■ **DIRECTIONS FOR THIS TASK**: Everything from the first line of the data through the line with "(sortedlist.east |- 0,288);" is to be echoed exactly, minus the pictures.

■ **DATA SECTION**:
# # #

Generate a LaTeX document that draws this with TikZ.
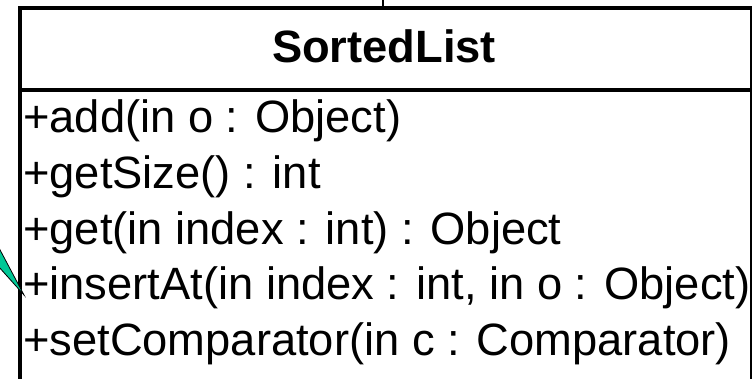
\documentclass[tikz,border=0pt]{standalone}
\usepackage{fontspec}
\usepackage{tikz}
\usetikzlibrary{positioning, calc}
\newfontfamily\umlfont{Liberation Sans}
\definecolor{noteGreen}{HTML}{00C896}

\begin{document}
\begin{tikzpicture}[
        x=1pt, y=1pt,
        font=\umlfont\fontsize{45.3pt}{52pt}\selectfont,
        classbox/.style={
          rectangle, draw=black, line width=4pt, fill=white,
          minimum width=732pt, minimum height=420pt, inner sep=0pt
        },
        method/.style={anchor=base west, inner sep=0pt, text=black},
        boxline/.style={draw=black, line width=4pt},
        assocEdge/.style={draw=black, line width=1.3pt},
        noteTip/.style={fill=noteGreen, draw=black, line width=0.8pt, line join=miter}
      ]
      \useasboundingbox (0,0) rectangle (752,378);
      \clip (0,0) rectangle (752,378);

      % --- CLASE ---
      \node[classbox, anchor=north west] (sortedlist) at (18,372) {};
      \node[anchor=base, inner sep=0pt] (title) at (384,315) {\bfseries SortedList};
      \draw[boxline] (sortedlist.west |- 0,288) -- (sortedlist.east |- 0,288);

      % --- OPERACIONES ---
      \node[method] (add) at (23,245) {+add(in o : Object)};
      \node[method] (getsize) at ([yshift=-55.5pt]add.base west) {+getSize() : int};
      \node[method] (get) at ([yshift=-55.5pt]getsize.base west) {+get(in index : int) : Object};
      \node[method] (insertat) at ([yshift=-55.5pt]get.base west) {+insertAt(in index : int, in o : Object)};
      \node[method] (setcomp) at ([yshift=-55.5pt]insertat.base west) {+setComparator(in c : Comparator)};

      % --- ASOCIACION ---
      \coordinate (assoc) at (383,378);
      \draw[assocEdge] (assoc) -- (assoc |- sortedlist.north);

      % --- NOTA ---
      \coordinate (tip) at (24,83);
      \draw[noteTip] (tip) -- (-10,147) -- (-10,121) -- cycle;

    \end{tikzpicture}
\end{document}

# # #

■ **ANSWER BELOW**:
Generate a LaTeX document that draws this with TikZ.
\documentclass[tikz,border=0pt]{standalone}
\usepackage{fontspec}
\usepackage{tikz}
\usetikzlibrary{positioning, calc}
\newfontfamily\umlfont{Liberation Sans}
\definecolor{noteGreen}{HTML}{00C896}

\begin{document}
\begin{tikzpicture}[
        x=1pt, y=1pt,
        font=\umlfont\fontsize{45.3pt}{52pt}\selectfont,
        classbox/.style={
          rectangle, draw=black, line width=4pt, fill=white,
          minimum width=732pt, minimum height=420pt, inner sep=0pt
        },
        method/.style={anchor=base west, inner sep=0pt, text=black},
        boxline/.style={draw=black, line width=4pt},
        assocEdge/.style={draw=black, line width=1.3pt},
        noteTip/.style={fill=noteGreen, draw=black, line width=0.8pt, line join=miter}
      ]
      \useasboundingbox (0,0) rectangle (752,378);
      \clip (0,0) rectangle (752,378);

      % --- CLASE ---
      \node[classbox, anchor=north west] (sortedlist) at (18,372) {};
      \node[anchor=base, inner sep=0pt] (title) at (384,315) {\bfseries SortedList};
      \draw[boxline] (sortedlist.west |- 0,288) -- (sortedlist.east |- 0,288);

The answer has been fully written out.